#12 Istemi by Alexei Nikitin

Posted by on Apr 8, 2015 in #100reviews | No Comments

Istemi novel I bought Istemi because it was translated by somebody I know. That’s ‘know’ in the internet sense, rather than the gnostic or biblical senses. I’ve never actually met Anne Marie Jackson but in the way that writers get to know other writers partly by their words and partly by their works, I was interested to see what her work as a translator was like. Also, heading to Marrakech for a week, I wanted to stick to my habit of not reading anything about a country that I’m visiting. Miss Smilla’s Feeling for Snow I read in Mexico, Utz in China, A Gesture Life in the Scottish Highlands, so reading a novel about Russia in Morocco seemed perfectly right to me.

When I started to write this review I did something I rarely do. I searched other reviews and couldn’t find any, so I can’t actually tell if I am, or am not, off beam in my response to this novel. So – first off: spoiler alert – potentially.

Istemi spans twenty years, starting in 1984 and ending in 2004. When the novel begins, Ukraine is in the grip of the USSR and five science students, bored with their studies devise a game of war with imaginary countries, rulers and rules of engagement. Their fantasy disturbs the KGB which hauls them into an interrogation which becomes something both more and less than questioning. The five survive the process but are released to discover that their world has been destroyed in the weeks they were locked away: expelled from university, unable to find work, one becomes insane, another goes to fight in Afghanistan, one makes good and our protagonist, Davidov who had played the ruler Istemi in the game, becomes a Kafka-esque functionary (is there any other kind of functionary, I wonder?) in a crazy bureaucracy. Two decades after their lives fell apart, several of the five receive an ultimatum by email … the same ultimatum they wrote, as a group, to initiate their imaginary war game.

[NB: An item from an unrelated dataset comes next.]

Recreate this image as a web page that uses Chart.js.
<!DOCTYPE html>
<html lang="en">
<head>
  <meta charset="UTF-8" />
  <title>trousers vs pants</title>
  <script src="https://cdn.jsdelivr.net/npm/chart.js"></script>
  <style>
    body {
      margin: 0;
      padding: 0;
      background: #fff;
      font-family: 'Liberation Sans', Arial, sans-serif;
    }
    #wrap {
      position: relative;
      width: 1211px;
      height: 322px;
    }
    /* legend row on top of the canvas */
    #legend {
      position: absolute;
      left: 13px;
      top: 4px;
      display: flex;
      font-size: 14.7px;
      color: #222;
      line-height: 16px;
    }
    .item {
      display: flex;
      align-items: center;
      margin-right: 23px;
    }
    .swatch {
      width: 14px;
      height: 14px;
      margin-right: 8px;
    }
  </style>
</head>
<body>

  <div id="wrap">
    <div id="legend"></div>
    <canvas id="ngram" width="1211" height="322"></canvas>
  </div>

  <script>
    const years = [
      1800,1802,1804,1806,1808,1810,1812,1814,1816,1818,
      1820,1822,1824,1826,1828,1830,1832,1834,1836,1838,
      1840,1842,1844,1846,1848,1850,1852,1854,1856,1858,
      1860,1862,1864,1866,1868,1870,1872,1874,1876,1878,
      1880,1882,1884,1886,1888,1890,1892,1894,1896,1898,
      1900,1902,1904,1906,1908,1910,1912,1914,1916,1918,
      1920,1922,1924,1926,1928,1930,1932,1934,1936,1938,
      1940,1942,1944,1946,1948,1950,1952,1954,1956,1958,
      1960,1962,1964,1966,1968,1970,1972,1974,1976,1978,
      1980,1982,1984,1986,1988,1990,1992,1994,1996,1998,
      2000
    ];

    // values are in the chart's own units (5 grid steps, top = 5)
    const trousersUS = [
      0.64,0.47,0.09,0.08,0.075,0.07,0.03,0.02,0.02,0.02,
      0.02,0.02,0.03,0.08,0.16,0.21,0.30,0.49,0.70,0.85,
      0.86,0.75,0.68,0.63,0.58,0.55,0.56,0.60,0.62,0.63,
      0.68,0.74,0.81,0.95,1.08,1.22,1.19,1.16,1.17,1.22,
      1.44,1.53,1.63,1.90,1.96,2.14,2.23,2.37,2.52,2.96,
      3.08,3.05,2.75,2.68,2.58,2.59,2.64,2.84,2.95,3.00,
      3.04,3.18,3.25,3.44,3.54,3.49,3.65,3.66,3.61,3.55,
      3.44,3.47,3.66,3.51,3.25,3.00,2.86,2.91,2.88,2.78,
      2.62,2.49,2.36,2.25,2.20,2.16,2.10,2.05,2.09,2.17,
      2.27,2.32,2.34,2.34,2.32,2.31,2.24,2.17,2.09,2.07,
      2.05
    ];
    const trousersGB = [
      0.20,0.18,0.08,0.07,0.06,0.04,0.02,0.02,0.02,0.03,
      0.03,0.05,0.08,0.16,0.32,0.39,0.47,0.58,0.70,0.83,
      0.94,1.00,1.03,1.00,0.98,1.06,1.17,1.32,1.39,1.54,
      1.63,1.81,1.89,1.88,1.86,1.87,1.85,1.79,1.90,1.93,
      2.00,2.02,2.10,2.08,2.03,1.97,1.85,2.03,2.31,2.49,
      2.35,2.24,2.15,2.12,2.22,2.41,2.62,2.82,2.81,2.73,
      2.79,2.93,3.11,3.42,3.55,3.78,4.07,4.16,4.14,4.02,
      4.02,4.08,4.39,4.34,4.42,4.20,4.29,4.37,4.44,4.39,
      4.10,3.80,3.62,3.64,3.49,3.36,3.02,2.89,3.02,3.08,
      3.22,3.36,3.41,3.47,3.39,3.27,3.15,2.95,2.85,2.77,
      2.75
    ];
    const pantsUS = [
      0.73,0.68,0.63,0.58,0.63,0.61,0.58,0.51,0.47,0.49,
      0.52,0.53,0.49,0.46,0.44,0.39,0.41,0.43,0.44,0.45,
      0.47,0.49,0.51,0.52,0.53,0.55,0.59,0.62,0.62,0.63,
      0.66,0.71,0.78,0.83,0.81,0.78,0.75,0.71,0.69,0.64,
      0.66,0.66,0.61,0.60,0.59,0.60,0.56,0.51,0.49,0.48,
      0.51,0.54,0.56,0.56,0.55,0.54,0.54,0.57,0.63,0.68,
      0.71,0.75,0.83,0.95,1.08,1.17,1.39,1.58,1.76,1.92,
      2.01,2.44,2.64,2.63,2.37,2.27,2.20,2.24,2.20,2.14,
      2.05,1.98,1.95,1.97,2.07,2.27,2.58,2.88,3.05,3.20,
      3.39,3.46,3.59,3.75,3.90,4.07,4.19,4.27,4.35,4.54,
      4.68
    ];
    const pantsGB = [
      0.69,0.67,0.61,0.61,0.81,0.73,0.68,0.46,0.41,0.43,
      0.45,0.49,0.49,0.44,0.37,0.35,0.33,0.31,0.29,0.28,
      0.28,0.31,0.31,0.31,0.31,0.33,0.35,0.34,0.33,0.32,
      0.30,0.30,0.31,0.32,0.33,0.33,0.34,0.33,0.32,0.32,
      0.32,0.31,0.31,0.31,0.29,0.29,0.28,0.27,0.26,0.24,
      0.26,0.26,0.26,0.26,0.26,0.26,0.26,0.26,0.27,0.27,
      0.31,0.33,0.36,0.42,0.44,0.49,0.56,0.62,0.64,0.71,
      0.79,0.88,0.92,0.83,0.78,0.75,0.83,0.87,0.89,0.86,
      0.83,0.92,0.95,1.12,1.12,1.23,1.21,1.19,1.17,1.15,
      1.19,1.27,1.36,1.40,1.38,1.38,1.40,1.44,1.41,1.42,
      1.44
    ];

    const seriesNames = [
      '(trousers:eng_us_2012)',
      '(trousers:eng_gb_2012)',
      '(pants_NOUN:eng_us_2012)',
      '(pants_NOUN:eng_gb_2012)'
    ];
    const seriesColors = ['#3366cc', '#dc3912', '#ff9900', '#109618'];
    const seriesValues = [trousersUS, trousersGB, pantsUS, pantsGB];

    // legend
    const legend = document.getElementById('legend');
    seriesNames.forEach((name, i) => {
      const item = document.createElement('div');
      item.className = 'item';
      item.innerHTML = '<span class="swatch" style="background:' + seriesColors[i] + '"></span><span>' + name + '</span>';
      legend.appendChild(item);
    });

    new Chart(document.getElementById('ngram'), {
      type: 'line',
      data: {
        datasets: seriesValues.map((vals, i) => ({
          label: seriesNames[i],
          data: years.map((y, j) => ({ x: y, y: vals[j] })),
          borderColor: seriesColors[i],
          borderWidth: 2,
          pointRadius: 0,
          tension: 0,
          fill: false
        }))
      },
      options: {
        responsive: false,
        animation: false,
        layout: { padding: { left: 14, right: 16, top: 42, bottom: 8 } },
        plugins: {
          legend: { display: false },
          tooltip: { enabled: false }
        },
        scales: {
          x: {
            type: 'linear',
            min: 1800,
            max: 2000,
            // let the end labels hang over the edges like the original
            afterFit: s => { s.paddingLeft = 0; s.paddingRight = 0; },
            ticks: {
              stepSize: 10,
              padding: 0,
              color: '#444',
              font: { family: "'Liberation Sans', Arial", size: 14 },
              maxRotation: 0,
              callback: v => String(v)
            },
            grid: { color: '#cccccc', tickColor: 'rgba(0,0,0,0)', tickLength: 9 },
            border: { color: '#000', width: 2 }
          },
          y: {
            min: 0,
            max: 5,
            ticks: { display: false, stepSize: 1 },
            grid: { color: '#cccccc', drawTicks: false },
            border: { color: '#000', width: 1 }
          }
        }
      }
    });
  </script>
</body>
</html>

It’s a fascinating exploration of a country, Ukraine, and a culture in the transition from orderly oppression to free market economics, without seeming to gain anything much in the process. In part metaphysical – the parallels between the ‘war game’ and the reality of Soviet life are clear and the effects of perestroika are as varied as the effects of interrogation on the five students.

So, that spoiler. The novel opens in 2004 with Davidoff receiving an email to his account – istemi@ukr.net. He created the account at an unstated point – but long after the arrest and change of circumstances that transformed him from science student to office worker in a fizzy drinks business. The ultimatum contained in the email is the official declaration of war which opened the game he played with four friends, and which destroyed his life. In exploring who sent the email to all of them, twenty years later, Davidov’s life implodes again. But when we discover who sent the email, one question remains unanswered – how did that person obtain the email address Davidov created long after the last time he saw the ultimatum sender? The suggestion is that the KGB’s hand still rests on the five (now four, one died in Afghanistan, as far as anybody knows) but how, and why is never made clear.

As a novel it’s complex, chilly, often confusing in its movement from 1984 to 2004, deep in detail of some lives whilst others get glossed over in a couple of sentences. For example one of the students tries to fake mental illness to avoid conscription, is taken seriously by the doctors and institutionalised for life – just as briefly as that. David/Istemi takes a remote, scientific view of his own life, reporting his failed dreams, his lost hopes, his romantic failures as dispassionately as the results of an experiment. On the whole it’s fascinating.